The records that follow are to be transcribed in full, without their images.

Rows from a dataset of charts and code:
>>>>>

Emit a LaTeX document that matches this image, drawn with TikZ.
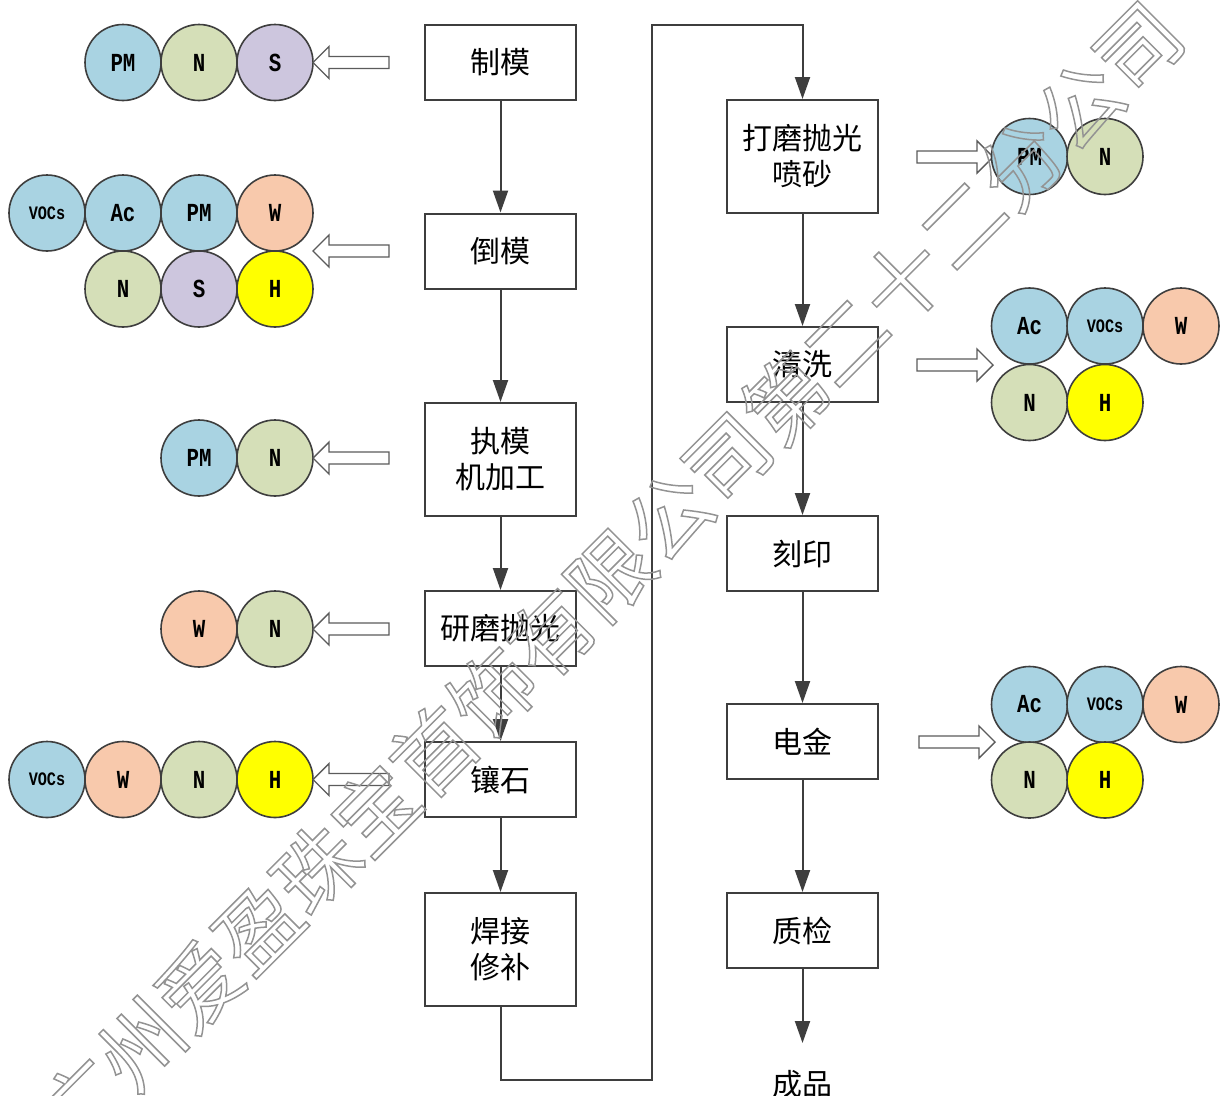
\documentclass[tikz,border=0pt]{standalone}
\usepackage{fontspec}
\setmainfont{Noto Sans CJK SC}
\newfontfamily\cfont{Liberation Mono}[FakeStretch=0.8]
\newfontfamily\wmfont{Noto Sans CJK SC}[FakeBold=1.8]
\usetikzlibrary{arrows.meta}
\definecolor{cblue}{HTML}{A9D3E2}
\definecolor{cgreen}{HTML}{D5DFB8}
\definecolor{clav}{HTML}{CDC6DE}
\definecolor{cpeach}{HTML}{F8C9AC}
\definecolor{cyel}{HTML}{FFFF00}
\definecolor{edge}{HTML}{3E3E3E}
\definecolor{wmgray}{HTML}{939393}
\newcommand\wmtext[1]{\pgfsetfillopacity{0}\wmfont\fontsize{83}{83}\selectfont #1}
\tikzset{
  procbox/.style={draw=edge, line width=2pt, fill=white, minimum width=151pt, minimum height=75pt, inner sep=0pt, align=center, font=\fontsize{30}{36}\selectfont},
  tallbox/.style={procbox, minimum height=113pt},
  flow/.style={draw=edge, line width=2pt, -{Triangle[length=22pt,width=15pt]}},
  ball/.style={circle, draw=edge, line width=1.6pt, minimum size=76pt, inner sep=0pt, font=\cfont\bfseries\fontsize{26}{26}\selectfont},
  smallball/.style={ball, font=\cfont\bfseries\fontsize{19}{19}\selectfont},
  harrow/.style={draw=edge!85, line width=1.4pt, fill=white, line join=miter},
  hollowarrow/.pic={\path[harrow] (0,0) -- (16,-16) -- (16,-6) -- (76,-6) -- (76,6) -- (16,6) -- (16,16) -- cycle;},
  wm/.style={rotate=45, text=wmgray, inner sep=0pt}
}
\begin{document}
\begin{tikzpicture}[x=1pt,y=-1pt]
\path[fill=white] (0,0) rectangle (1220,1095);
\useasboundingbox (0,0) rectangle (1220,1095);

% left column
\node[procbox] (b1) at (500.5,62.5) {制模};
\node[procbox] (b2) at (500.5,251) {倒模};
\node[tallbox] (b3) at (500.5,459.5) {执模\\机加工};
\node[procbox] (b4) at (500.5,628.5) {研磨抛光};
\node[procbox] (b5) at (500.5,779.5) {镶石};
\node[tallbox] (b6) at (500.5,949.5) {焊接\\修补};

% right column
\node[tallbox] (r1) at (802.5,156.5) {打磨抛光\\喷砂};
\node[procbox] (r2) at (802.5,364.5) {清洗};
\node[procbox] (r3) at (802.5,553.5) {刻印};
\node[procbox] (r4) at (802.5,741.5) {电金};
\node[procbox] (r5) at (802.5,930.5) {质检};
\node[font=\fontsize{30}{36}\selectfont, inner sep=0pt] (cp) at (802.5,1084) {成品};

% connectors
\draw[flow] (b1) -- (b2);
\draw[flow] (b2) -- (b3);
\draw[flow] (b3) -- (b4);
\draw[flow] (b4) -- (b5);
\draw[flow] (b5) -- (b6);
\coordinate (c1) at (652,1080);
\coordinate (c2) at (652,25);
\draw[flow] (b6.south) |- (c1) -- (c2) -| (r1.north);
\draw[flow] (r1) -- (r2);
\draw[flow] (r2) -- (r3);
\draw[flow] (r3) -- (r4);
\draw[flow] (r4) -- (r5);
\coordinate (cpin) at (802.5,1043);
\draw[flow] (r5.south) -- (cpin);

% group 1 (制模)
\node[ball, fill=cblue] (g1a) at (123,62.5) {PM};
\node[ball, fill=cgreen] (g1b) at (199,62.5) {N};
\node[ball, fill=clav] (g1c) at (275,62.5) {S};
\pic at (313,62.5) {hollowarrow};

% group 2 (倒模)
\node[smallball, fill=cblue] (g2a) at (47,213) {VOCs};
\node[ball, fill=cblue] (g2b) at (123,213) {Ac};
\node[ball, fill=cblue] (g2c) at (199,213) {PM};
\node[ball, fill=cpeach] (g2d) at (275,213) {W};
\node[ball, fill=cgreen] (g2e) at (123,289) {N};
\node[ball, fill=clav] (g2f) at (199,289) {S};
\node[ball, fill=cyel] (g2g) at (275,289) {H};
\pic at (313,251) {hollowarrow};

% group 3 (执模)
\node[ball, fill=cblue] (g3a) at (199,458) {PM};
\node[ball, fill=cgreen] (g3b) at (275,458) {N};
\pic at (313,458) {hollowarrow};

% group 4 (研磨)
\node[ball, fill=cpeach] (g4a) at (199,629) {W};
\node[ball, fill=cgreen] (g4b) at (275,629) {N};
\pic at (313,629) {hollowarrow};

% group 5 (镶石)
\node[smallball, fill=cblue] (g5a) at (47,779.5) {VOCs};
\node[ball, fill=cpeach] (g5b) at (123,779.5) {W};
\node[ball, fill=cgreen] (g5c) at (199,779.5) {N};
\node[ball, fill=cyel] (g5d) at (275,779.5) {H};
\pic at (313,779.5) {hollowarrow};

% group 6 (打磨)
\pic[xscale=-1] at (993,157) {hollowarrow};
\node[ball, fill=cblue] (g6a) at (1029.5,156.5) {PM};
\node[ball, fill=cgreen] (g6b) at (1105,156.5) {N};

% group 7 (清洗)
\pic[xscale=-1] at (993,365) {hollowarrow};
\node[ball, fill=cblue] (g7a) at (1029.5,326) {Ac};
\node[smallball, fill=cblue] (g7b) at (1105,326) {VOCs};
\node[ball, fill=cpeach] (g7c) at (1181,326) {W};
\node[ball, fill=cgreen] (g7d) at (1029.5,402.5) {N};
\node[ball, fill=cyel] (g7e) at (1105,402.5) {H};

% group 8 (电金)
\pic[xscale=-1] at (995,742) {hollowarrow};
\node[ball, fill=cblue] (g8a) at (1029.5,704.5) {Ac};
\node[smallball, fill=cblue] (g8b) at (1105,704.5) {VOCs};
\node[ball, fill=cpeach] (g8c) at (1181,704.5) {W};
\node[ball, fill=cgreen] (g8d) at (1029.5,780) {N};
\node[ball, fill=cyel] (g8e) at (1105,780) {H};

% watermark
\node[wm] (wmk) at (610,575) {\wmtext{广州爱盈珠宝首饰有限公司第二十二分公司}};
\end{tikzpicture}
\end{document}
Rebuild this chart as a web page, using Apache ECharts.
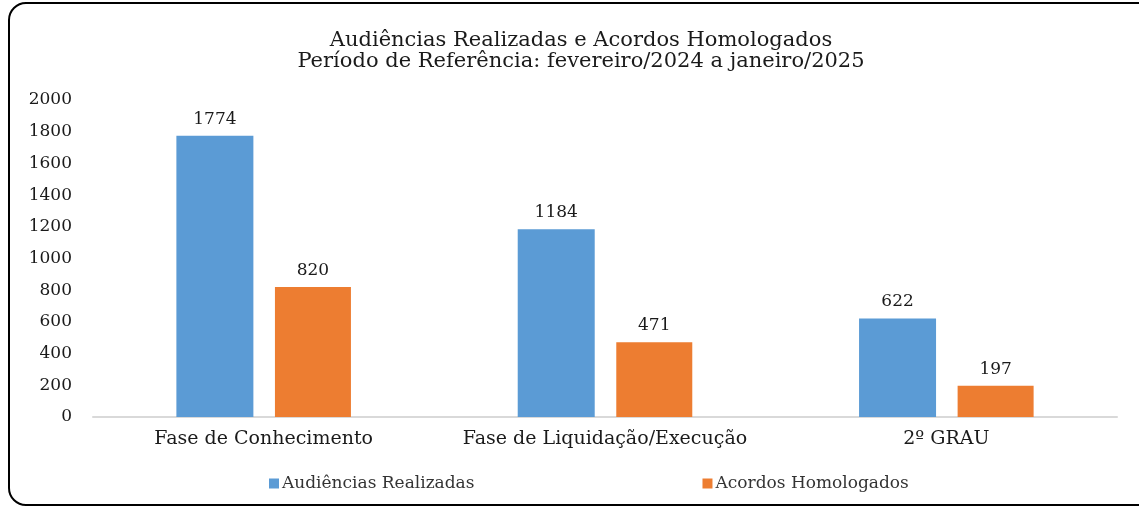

<<<<<

Problem solution:
Emit a LaTeX document that matches this image, drawn with TikZ.
\documentclass[tikz,border=0pt]{standalone}
\usepackage{fontspec}
\setmainfont{Noto Sans CJK SC}
\newfontfamily\cfont{Liberation Mono}[FakeStretch=0.8]
\newfontfamily\wmfont{Noto Sans CJK SC}[FakeBold=1.8]
\usetikzlibrary{arrows.meta}
\definecolor{cblue}{HTML}{A9D3E2}
\definecolor{cgreen}{HTML}{D5DFB8}
\definecolor{clav}{HTML}{CDC6DE}
\definecolor{cpeach}{HTML}{F8C9AC}
\definecolor{cyel}{HTML}{FFFF00}
\definecolor{edge}{HTML}{3E3E3E}
\definecolor{wmgray}{HTML}{939393}
\newcommand\wmtext[1]{\pgfsetfillopacity{0}\wmfont\fontsize{83}{83}\selectfont #1}
\tikzset{
  procbox/.style={draw=edge, line width=2pt, fill=white, minimum width=151pt, minimum height=75pt, inner sep=0pt, align=center, font=\fontsize{30}{36}\selectfont},
  tallbox/.style={procbox, minimum height=113pt},
  flow/.style={draw=edge, line width=2pt, -{Triangle[length=22pt,width=15pt]}},
  ball/.style={circle, draw=edge, line width=1.6pt, minimum size=76pt, inner sep=0pt, font=\cfont\bfseries\fontsize{26}{26}\selectfont},
  smallball/.style={ball, font=\cfont\bfseries\fontsize{19}{19}\selectfont},
  harrow/.style={draw=edge!85, line width=1.4pt, fill=white, line join=miter},
  hollowarrow/.pic={\path[harrow] (0,0) -- (16,-16) -- (16,-6) -- (76,-6) -- (76,6) -- (16,6) -- (16,16) -- cycle;},
  wm/.style={rotate=45, text=wmgray, inner sep=0pt}
}
\begin{document}
\begin{tikzpicture}[x=1pt,y=-1pt]
\path[fill=white] (0,0) rectangle (1220,1095);
\useasboundingbox (0,0) rectangle (1220,1095);

% left column
\node[procbox] (b1) at (500.5,62.5) {制模};
\node[procbox] (b2) at (500.5,251) {倒模};
\node[tallbox] (b3) at (500.5,459.5) {执模\\机加工};
\node[procbox] (b4) at (500.5,628.5) {研磨抛光};
\node[procbox] (b5) at (500.5,779.5) {镶石};
\node[tallbox] (b6) at (500.5,949.5) {焊接\\修补};

% right column
\node[tallbox] (r1) at (802.5,156.5) {打磨抛光\\喷砂};
\node[procbox] (r2) at (802.5,364.5) {清洗};
\node[procbox] (r3) at (802.5,553.5) {刻印};
\node[procbox] (r4) at (802.5,741.5) {电金};
\node[procbox] (r5) at (802.5,930.5) {质检};
\node[font=\fontsize{30}{36}\selectfont, inner sep=0pt] (cp) at (802.5,1084) {成品};

% connectors
\draw[flow] (b1) -- (b2);
\draw[flow] (b2) -- (b3);
\draw[flow] (b3) -- (b4);
\draw[flow] (b4) -- (b5);
\draw[flow] (b5) -- (b6);
\coordinate (c1) at (652,1080);
\coordinate (c2) at (652,25);
\draw[flow] (b6.south) |- (c1) -- (c2) -| (r1.north);
\draw[flow] (r1) -- (r2);
\draw[flow] (r2) -- (r3);
\draw[flow] (r3) -- (r4);
\draw[flow] (r4) -- (r5);
\coordinate (cpin) at (802.5,1043);
\draw[flow] (r5.south) -- (cpin);

% group 1 (制模)
\node[ball, fill=cblue] (g1a) at (123,62.5) {PM};
\node[ball, fill=cgreen] (g1b) at (199,62.5) {N};
\node[ball, fill=clav] (g1c) at (275,62.5) {S};
\pic at (313,62.5) {hollowarrow};

% group 2 (倒模)
\node[smallball, fill=cblue] (g2a) at (47,213) {VOCs};
\node[ball, fill=cblue] (g2b) at (123,213) {Ac};
\node[ball, fill=cblue] (g2c) at (199,213) {PM};
\node[ball, fill=cpeach] (g2d) at (275,213) {W};
\node[ball, fill=cgreen] (g2e) at (123,289) {N};
\node[ball, fill=clav] (g2f) at (199,289) {S};
\node[ball, fill=cyel] (g2g) at (275,289) {H};
\pic at (313,251) {hollowarrow};

% group 3 (执模)
\node[ball, fill=cblue] (g3a) at (199,458) {PM};
\node[ball, fill=cgreen] (g3b) at (275,458) {N};
\pic at (313,458) {hollowarrow};

% group 4 (研磨)
\node[ball, fill=cpeach] (g4a) at (199,629) {W};
\node[ball, fill=cgreen] (g4b) at (275,629) {N};
\pic at (313,629) {hollowarrow};

% group 5 (镶石)
\node[smallball, fill=cblue] (g5a) at (47,779.5) {VOCs};
\node[ball, fill=cpeach] (g5b) at (123,779.5) {W};
\node[ball, fill=cgreen] (g5c) at (199,779.5) {N};
\node[ball, fill=cyel] (g5d) at (275,779.5) {H};
\pic at (313,779.5) {hollowarrow};

% group 6 (打磨)
\pic[xscale=-1] at (993,157) {hollowarrow};
\node[ball, fill=cblue] (g6a) at (1029.5,156.5) {PM};
\node[ball, fill=cgreen] (g6b) at (1105,156.5) {N};

% group 7 (清洗)
\pic[xscale=-1] at (993,365) {hollowarrow};
\node[ball, fill=cblue] (g7a) at (1029.5,326) {Ac};
\node[smallball, fill=cblue] (g7b) at (1105,326) {VOCs};
\node[ball, fill=cpeach] (g7c) at (1181,326) {W};
\node[ball, fill=cgreen] (g7d) at (1029.5,402.5) {N};
\node[ball, fill=cyel] (g7e) at (1105,402.5) {H};

% group 8 (电金)
\pic[xscale=-1] at (995,742) {hollowarrow};
\node[ball, fill=cblue] (g8a) at (1029.5,704.5) {Ac};
\node[smallball, fill=cblue] (g8b) at (1105,704.5) {VOCs};
\node[ball, fill=cpeach] (g8c) at (1181,704.5) {W};
\node[ball, fill=cgreen] (g8d) at (1029.5,780) {N};
\node[ball, fill=cyel] (g8e) at (1105,780) {H};

% watermark
\node[wm] (wmk) at (610,575) {\wmtext{广州爱盈珠宝首饰有限公司第二十二分公司}};
\end{tikzpicture}
\end{document}
Rebuild this chart as a web page, using Apache ECharts.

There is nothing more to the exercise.